Problem >> Retype the run of lines that opens with the line containing "Write a component" and closes with the line containing "const theisS = [1.27, 10.6];", exactly and inclusively, but skip the pictures.

Task input >>
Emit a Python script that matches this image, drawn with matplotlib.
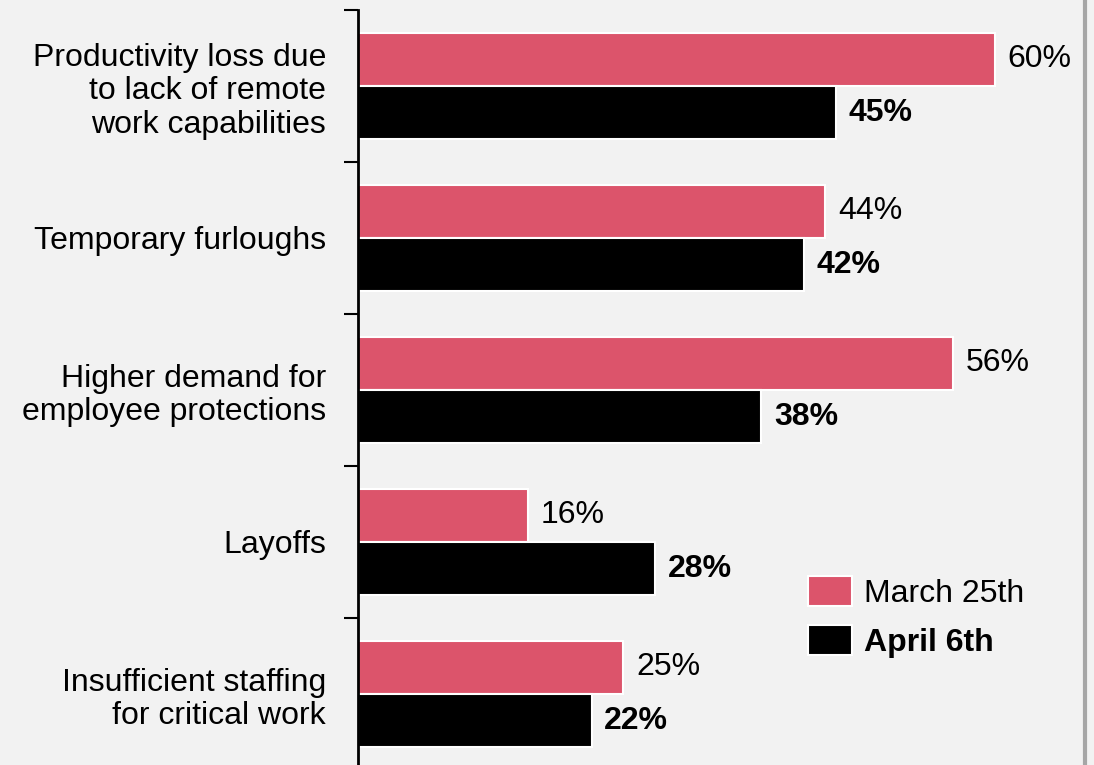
import matplotlib.pyplot as plt
from matplotlib.lines import Line2D
from matplotlib.patches import Patch
import numpy as np

plt.rcParams['font.family'] = ['Liberation Sans', 'DejaVu Sans']

# survey data: share of respondents concerned about each impact
categories = [
    "Productivity loss due\nto lack of remote\nwork capabilities",
    "Temporary furloughs",
    "Higher demand for\nemployee protections",
    "Layoffs",
    "Insufficient staffing\nfor critical work",
]
march_25 = [60, 44, 56, 16, 25]
april_6 = [45, 42, 38, 28, 22]
series_names = ["March 25th", "April 6th"]

pink = "#dc546b"
bg = "#f2f2f2"
fs = 23

fig = plt.figure(figsize=(10.94, 7.65), dpi=100, facecolor=bg)
ax = fig.add_axes([358 / 1094, -5 / 765, (1085 - 358) / 1094, 760 / 765])
ax.set_facecolor(bg)

y = np.arange(len(categories))
h = 0.35
ax.barh(y - h / 2, march_25, height=h, color=pink, edgecolor="white", linewidth=1.5)
ax.barh(y + h / 2, april_6, height=h, color="black", edgecolor="white", linewidth=1.5)

# value labels next to each bar
for i in range(len(categories)):
    ax.text(march_25[i] + 1.2, y[i] - h / 2, "{}%".format(march_25[i]),
            va="center", ha="left", fontsize=fs)
    ax.text(april_6[i] + 1.2, y[i] + h / 2, "{}%".format(april_6[i]),
            va="center", ha="left", fontsize=fs, fontweight="bold")

ax.set_xlim(0, (1085 - 358) / (637 / 60))
ax.set_ylim(len(categories) - 0.5, -0.5)
ax.set_xticks([])

# category boundaries get the tick marks, labels sit in the middle
ax.set_yticks(np.arange(len(categories) + 1) - 0.5)
ax.set_yticklabels([])
ax.set_yticks(y, minor=True)
ax.set_yticklabels(categories, minor=True, fontsize=fs, ha="right", linespacing=1.15)
ax.tick_params(axis="y", which="major", length=10, width=1.5, direction="out")
ax.tick_params(axis="y", which="minor", length=0, pad=23)

for s in ["top", "right", "bottom"]:
    ax.spines[s].set_visible(False)
ax.spines["left"].set_linewidth(2)
ax.spines["left"].set_bounds(-0.5, len(categories) - 0.5)

handles = [Patch(facecolor=pink, edgecolor="white", linewidth=1.5),
           Patch(facecolor="black", edgecolor="white", linewidth=1.5)]
leg = ax.legend(handles, series_names, loc="upper left", frameon=False,
                fontsize=fs, handlelength=1.38, handleheight=1.07,
                handletextpad=0.38, labelspacing=0.5, borderpad=0, borderaxespad=0,
                bbox_to_anchor=(808 / 1094, 1 - 576 / 765), bbox_transform=fig.transFigure)
leg.get_texts()[1].set_fontweight("bold")

# grey frame edge on the right
fig.add_artist(Line2D([1085 / 1094, 1085 / 1094], [0, 1], transform=fig.transFigure,
                      color="#a6a6a6", linewidth=3))

fig.savefig("out.png", dpi=100, facecolor=bg)
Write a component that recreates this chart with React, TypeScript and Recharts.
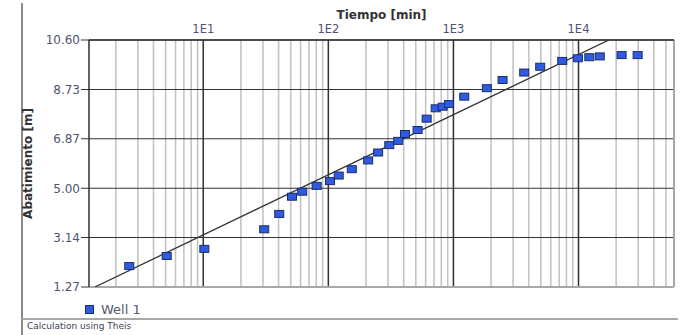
import {
  ComposedChart,
  Scatter,
  Line,
  XAxis,
  YAxis,
  CartesianGrid,
  ReferenceLine,
  Legend,
} from 'recharts';

// ── data ─────────────────────────────────────────────────────────────────────

const tiempo = [
  2.56, 5.1, 10.2, 30.7, 40.5, 51.2, 61.8, 80.6, 103, 121, 154, 208, 250, 307,
  362, 410, 517, 611, 721, 820, 921, 1220, 1850, 2470, 3680, 4940, 7410, 9890,
  12200, 14800, 22100, 29700,
];
const abatimiento = [
  2.06, 2.44, 2.71, 3.45, 4.03, 4.68, 4.87, 5.09, 5.27, 5.48, 5.72, 6.05, 6.35,
  6.63, 6.79, 7.05, 7.2, 7.63, 8.02, 8.08, 8.18, 8.46, 8.78, 9.09, 9.37, 9.59,
  9.81, 9.91, 9.95, 9.98, 10.03, 10.03,
];

// Theis fit (straight line in semi-log space)
const theisT = [1.36, 17500];
const theisS = [1.27, 10.6];

const xDomain = [1.22, 58000];
const decades = [10, 100, 1000, 10000];
const minorTicks = [
  2, 3, 4, 5, 6, 7, 8, 9,
  20, 30, 40, 50, 60, 70, 80, 90,
  200, 300, 400, 500, 600, 700, 800, 900,
  2000, 3000, 4000, 5000, 6000, 7000, 8000, 9000,
  20000, 30000, 40000, 50000,
];
const yTicks = [1.27, 3.14, 5.0, 6.87, 8.73, 10.6];

const wellData = tiempo.map((t, i) => ({ t, s: abatimiento[i] }));
const theisData = theisT.map((t, i) => ({ t, s: theisS[i] }));

const FONT = '"DejaVu Sans", Verdana, sans-serif';
const TICK_COLOR = '#4f5370';
const BLUE = '#2f5be0';
const NAVY = '#1b2c6b';

function SquareMarker(props: any) {
  const { cx, cy } = props;
  if (cx == null || cy == null) return null;
  return <rect x={cx - 4.5} y={cy - 3.5} width={9} height={7} fill={BLUE} stroke={NAVY} strokeWidth={1} />;
}

function WellLegend() {
  return (
    <div style={{ height: 33, paddingTop: 12, paddingLeft: 85, boxSizing: 'border-box', fontFamily: FONT }}>
      <span style={{ display: 'inline-flex', alignItems: 'center', fontSize: 13, color: '#555a6e', lineHeight: '16px' }}>
        <span style={{ width: 7, height: 7, background: BLUE, border: `1px solid ${NAVY}`, marginRight: 7 }} />
        Well 1
      </span>
    </div>
  );
}

const allXTicks = [...minorTicks, ...decades].sort((a, b) => a - b);

export default function App() {
  return (
    <div style={{ position: 'absolute', left: 0, top: 0, width: 681, height: 335, background: '#fff', fontFamily: FONT }}>
      <div style={{ position: 'absolute', left: 21, top: 3, width: 2, height: 332, background: '#8a8a8a' }} />
      <div style={{ position: 'absolute', left: 22, top: 318, width: 656, height: 2, background: '#a8a8a8' }} />
      <div style={{ position: 'absolute', left: 27, top: 321, fontSize: 9, color: '#3d4257' }}>Calculation using Theis</div>

      <ComposedChart
        width={681}
        height={320}
        margin={{ top: 0, right: 7, bottom: 0, left: 0 }}
        style={{ position: 'absolute', left: 0, top: 0 }}
      >
        {/* minor vertical grid */}
        <CartesianGrid horizontal={false} stroke="#c4c4c4" strokeWidth={1.6} />
        {/* horizontal grid */}
        <CartesianGrid vertical={false} stroke="#333" strokeWidth={1.2} />
        <XAxis
          xAxisId={0}
          orientation="top"
          type="number"
          dataKey="t"
          scale="log"
          domain={xDomain}
          allowDataOverflow
          ticks={allXTicks}
          interval={0}
          height={40}
          tickSize={0}
          tickMargin={7}
          tickLine={false}
          axisLine={{ stroke: '#333', strokeWidth: 1.4 }}
          tick={{ fontSize: 11.5, fill: TICK_COLOR, fontFamily: FONT }}
          tickFormatter={(v: number) => (decades.includes(v) ? `1E${Math.round(Math.log10(v))}` : '')}
          label={{
            value: 'Tiempo [min]',
            position: 'insideTop',
            offset: 10,
            style: { fontSize: 12, fontWeight: 'bold', fill: '#333', fontFamily: FONT },
          }}
        />
        <YAxis
          type="number"
          dataKey="s"
          domain={[1.27, 10.6]}
          allowDataOverflow
          ticks={yTicks}
          interval={0}
          width={89}
          tickSize={8}
          tickMargin={1}
          tickLine={{ stroke: '#333' }}
          axisLine={{ stroke: '#333', strokeWidth: 1.4 }}
          tick={{ fontSize: 12, fill: TICK_COLOR, fontFamily: FONT }}
          tickFormatter={(v: number) => v.toFixed(2)}
          label={{
            value: 'Abatimiento [m]',
            angle: -90,
            position: 'insideLeft',
            offset: 28,
            style: { textAnchor: 'middle', fontSize: 12, fontWeight: 'bold', fill: '#333', fontFamily: FONT },
          }}
        />
        {decades.map((d) => (
          <ReferenceLine key={d} x={d} stroke="#333" strokeWidth={1.4} />
        ))}
        <ReferenceLine y={1.27} stroke="#a8a8a8" strokeWidth={2} />
        <ReferenceLine x={xDomain[1]} stroke="#a8a8a8" strokeWidth={2} />
        <Line
          data={theisData}
          dataKey="s"
          stroke="#333"
          strokeWidth={1.3}
          dot={false}
          legendType="none"
          isAnimationActive={false}
        />
        <Scatter
          name="Well 1"
          data={wellData}
          dataKey="s"
          shape={SquareMarker}
          isAnimationActive={false}
        />
        <Legend verticalAlign="bottom" align="left" content={WellLegend} />
      </ComposedChart>
    </div>
  );
}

Reply to the exercise >>
Write a component that recreates this chart with React, TypeScript and Recharts.
import {
  ComposedChart,
  Scatter,
  Line,
  XAxis,
  YAxis,
  CartesianGrid,
  ReferenceLine,
  Legend,
} from 'recharts';

// ── data ─────────────────────────────────────────────────────────────────────

const tiempo = [
  2.56, 5.1, 10.2, 30.7, 40.5, 51.2, 61.8, 80.6, 103, 121, 154, 208, 250, 307,
  362, 410, 517, 611, 721, 820, 921, 1220, 1850, 2470, 3680, 4940, 7410, 9890,
  12200, 14800, 22100, 29700,
];
const abatimiento = [
  2.06, 2.44, 2.71, 3.45, 4.03, 4.68, 4.87, 5.09, 5.27, 5.48, 5.72, 6.05, 6.35,
  6.63, 6.79, 7.05, 7.2, 7.63, 8.02, 8.08, 8.18, 8.46, 8.78, 9.09, 9.37, 9.59,
  9.81, 9.91, 9.95, 9.98, 10.03, 10.03,
];

// Theis fit (straight line in semi-log space)
const theisT = [1.36, 17500];
const theisS = [1.27, 10.6];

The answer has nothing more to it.